### [MATERIAL FOR THE TASK]
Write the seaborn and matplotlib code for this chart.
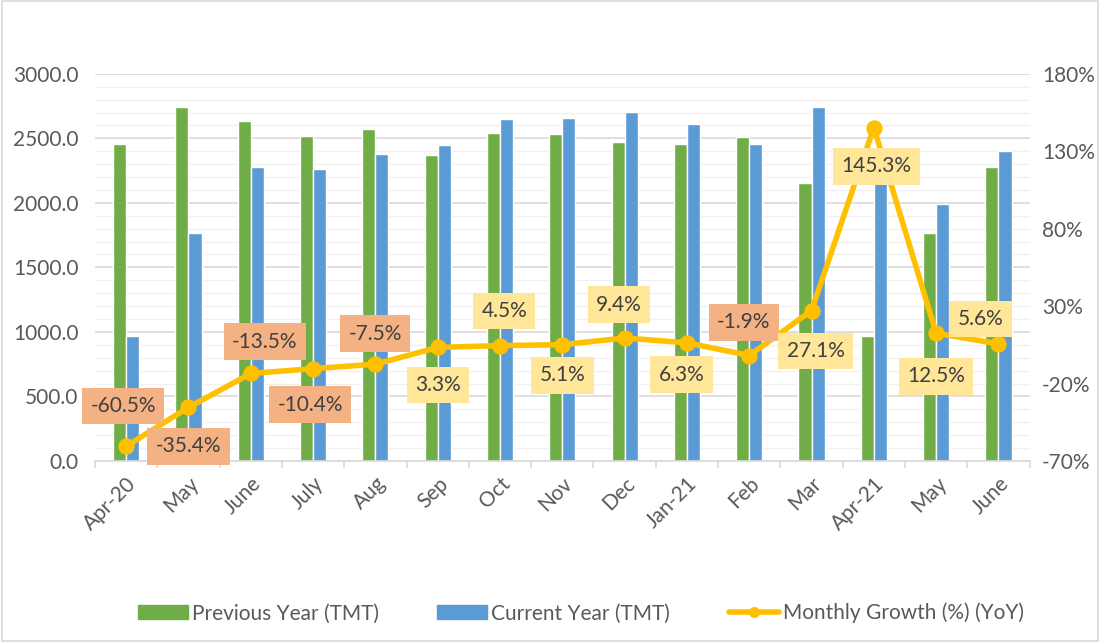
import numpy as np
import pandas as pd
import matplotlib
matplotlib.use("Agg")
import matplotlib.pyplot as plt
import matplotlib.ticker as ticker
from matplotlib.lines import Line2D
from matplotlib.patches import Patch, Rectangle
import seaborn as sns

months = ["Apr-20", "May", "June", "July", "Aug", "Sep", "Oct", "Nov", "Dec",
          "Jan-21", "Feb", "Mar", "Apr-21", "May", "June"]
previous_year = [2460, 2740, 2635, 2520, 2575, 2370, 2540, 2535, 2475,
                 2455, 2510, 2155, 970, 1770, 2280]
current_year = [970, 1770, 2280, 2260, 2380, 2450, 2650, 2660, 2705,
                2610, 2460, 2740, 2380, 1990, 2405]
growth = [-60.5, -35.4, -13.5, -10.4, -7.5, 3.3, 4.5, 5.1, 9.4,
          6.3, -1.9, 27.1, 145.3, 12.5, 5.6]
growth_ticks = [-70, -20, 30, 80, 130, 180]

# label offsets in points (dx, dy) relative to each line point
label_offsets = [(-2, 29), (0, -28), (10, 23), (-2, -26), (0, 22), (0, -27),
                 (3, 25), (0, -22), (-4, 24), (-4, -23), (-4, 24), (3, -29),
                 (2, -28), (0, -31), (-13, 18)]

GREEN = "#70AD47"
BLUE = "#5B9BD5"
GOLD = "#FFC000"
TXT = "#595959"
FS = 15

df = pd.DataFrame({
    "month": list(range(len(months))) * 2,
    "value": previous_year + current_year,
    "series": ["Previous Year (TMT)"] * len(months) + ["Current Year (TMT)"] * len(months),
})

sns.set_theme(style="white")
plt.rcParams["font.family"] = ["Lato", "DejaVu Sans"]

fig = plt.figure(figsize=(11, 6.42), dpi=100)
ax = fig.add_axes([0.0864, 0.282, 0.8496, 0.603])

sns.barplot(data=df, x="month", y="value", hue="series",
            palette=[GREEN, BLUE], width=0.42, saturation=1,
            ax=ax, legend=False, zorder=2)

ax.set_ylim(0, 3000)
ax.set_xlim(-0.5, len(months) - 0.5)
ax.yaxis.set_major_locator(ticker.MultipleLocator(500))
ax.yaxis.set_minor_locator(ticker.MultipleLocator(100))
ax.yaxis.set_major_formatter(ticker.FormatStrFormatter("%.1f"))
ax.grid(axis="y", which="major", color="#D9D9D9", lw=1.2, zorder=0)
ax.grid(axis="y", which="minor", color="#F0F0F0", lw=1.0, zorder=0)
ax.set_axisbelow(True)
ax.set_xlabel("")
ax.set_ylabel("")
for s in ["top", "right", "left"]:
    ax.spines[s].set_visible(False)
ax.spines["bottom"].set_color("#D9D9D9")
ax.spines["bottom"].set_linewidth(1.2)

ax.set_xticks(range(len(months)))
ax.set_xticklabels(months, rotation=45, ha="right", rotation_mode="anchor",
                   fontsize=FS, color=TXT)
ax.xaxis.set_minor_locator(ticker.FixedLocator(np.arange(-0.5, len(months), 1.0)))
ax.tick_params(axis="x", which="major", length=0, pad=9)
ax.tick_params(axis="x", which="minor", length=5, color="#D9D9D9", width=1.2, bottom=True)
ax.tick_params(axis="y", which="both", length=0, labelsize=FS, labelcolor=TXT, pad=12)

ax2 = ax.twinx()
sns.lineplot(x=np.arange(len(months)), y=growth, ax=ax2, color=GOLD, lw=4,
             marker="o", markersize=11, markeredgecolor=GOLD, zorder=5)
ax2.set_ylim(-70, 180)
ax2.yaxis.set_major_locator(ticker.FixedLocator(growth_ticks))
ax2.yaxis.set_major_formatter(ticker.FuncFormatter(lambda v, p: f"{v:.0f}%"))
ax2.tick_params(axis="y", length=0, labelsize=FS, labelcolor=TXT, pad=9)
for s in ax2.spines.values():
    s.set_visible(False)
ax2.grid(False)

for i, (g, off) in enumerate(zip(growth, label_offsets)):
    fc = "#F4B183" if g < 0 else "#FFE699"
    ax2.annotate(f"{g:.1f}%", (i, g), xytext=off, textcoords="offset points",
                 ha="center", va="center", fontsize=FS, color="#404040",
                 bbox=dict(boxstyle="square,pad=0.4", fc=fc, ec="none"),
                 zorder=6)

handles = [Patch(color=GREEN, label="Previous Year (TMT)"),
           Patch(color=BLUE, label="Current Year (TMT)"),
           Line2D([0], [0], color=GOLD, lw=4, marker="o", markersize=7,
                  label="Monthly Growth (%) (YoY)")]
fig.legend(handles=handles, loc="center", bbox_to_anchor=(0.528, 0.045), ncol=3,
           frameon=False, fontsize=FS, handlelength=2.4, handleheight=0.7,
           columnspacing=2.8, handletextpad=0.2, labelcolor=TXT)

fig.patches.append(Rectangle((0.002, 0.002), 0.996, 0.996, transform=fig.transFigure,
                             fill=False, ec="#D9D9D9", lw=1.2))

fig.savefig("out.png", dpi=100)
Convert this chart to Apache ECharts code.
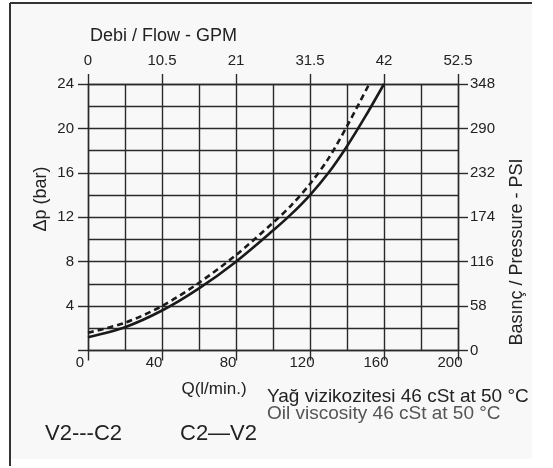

### [STATED TASK]
Repeat the listing verbatim. Skip the pictures.

### [RESPONSE TO THE EXERCISE]
Write the seaborn and matplotlib code for this chart.
import numpy as np
import pandas as pd
import matplotlib
matplotlib.use("Agg")
import matplotlib.pyplot as plt
import matplotlib.ticker as ticker
from matplotlib.lines import Line2D
from matplotlib.patches import Patch, Rectangle
import seaborn as sns

months = ["Apr-20", "May", "June", "July", "Aug", "Sep", "Oct", "Nov", "Dec",
          "Jan-21", "Feb", "Mar", "Apr-21", "May", "June"]
previous_year = [2460, 2740, 2635, 2520, 2575, 2370, 2540, 2535, 2475,
                 2455, 2510, 2155, 970, 1770, 2280]
current_year = [970, 1770, 2280, 2260, 2380, 2450, 2650, 2660, 2705,
                2610, 2460, 2740, 2380, 1990, 2405]
growth = [-60.5, -35.4, -13.5, -10.4, -7.5, 3.3, 4.5, 5.1, 9.4,
          6.3, -1.9, 27.1, 145.3, 12.5, 5.6]
growth_ticks = [-70, -20, 30, 80, 130, 180]

# label offsets in points (dx, dy) relative to each line point
label_offsets = [(-2, 29), (0, -28), (10, 23), (-2, -26), (0, 22), (0, -27),
                 (3, 25), (0, -22), (-4, 24), (-4, -23), (-4, 24), (3, -29),
                 (2, -28), (0, -31), (-13, 18)]

GREEN = "#70AD47"
BLUE = "#5B9BD5"
GOLD = "#FFC000"
TXT = "#595959"
FS = 15

df = pd.DataFrame({
    "month": list(range(len(months))) * 2,
    "value": previous_year + current_year,
    "series": ["Previous Year (TMT)"] * len(months) + ["Current Year (TMT)"] * len(months),
})

sns.set_theme(style="white")
plt.rcParams["font.family"] = ["Lato", "DejaVu Sans"]

fig = plt.figure(figsize=(11, 6.42), dpi=100)
ax = fig.add_axes([0.0864, 0.282, 0.8496, 0.603])

sns.barplot(data=df, x="month", y="value", hue="series",
            palette=[GREEN, BLUE], width=0.42, saturation=1,
            ax=ax, legend=False, zorder=2)

ax.set_ylim(0, 3000)
ax.set_xlim(-0.5, len(months) - 0.5)
ax.yaxis.set_major_locator(ticker.MultipleLocator(500))
ax.yaxis.set_minor_locator(ticker.MultipleLocator(100))
ax.yaxis.set_major_formatter(ticker.FormatStrFormatter("%.1f"))
ax.grid(axis="y", which="major", color="#D9D9D9", lw=1.2, zorder=0)
ax.grid(axis="y", which="minor", color="#F0F0F0", lw=1.0, zorder=0)
ax.set_axisbelow(True)
ax.set_xlabel("")
ax.set_ylabel("")
for s in ["top", "right", "left"]:
    ax.spines[s].set_visible(False)
ax.spines["bottom"].set_color("#D9D9D9")
ax.spines["bottom"].set_linewidth(1.2)

ax.set_xticks(range(len(months)))
ax.set_xticklabels(months, rotation=45, ha="right", rotation_mode="anchor",
                   fontsize=FS, color=TXT)
ax.xaxis.set_minor_locator(ticker.FixedLocator(np.arange(-0.5, len(months), 1.0)))
ax.tick_params(axis="x", which="major", length=0, pad=9)
ax.tick_params(axis="x", which="minor", length=5, color="#D9D9D9", width=1.2, bottom=True)
ax.tick_params(axis="y", which="both", length=0, labelsize=FS, labelcolor=TXT, pad=12)

ax2 = ax.twinx()
sns.lineplot(x=np.arange(len(months)), y=growth, ax=ax2, color=GOLD, lw=4,
             marker="o", markersize=11, markeredgecolor=GOLD, zorder=5)
ax2.set_ylim(-70, 180)
ax2.yaxis.set_major_locator(ticker.FixedLocator(growth_ticks))
ax2.yaxis.set_major_formatter(ticker.FuncFormatter(lambda v, p: f"{v:.0f}%"))
ax2.tick_params(axis="y", length=0, labelsize=FS, labelcolor=TXT, pad=9)
for s in ax2.spines.values():
    s.set_visible(False)
ax2.grid(False)

for i, (g, off) in enumerate(zip(growth, label_offsets)):
    fc = "#F4B183" if g < 0 else "#FFE699"
    ax2.annotate(f"{g:.1f}%", (i, g), xytext=off, textcoords="offset points",
                 ha="center", va="center", fontsize=FS, color="#404040",
                 bbox=dict(boxstyle="square,pad=0.4", fc=fc, ec="none"),
                 zorder=6)

handles = [Patch(color=GREEN, label="Previous Year (TMT)"),
           Patch(color=BLUE, label="Current Year (TMT)"),
           Line2D([0], [0], color=GOLD, lw=4, marker="o", markersize=7,
                  label="Monthly Growth (%) (YoY)")]
fig.legend(handles=handles, loc="center", bbox_to_anchor=(0.528, 0.045), ncol=3,
           frameon=False, fontsize=FS, handlelength=2.4, handleheight=0.7,
           columnspacing=2.8, handletextpad=0.2, labelcolor=TXT)

fig.patches.append(Rectangle((0.002, 0.002), 0.996, 0.996, transform=fig.transFigure,
                             fill=False, ec="#D9D9D9", lw=1.2))

fig.savefig("out.png", dpi=100)
Convert this chart to Apache ECharts code.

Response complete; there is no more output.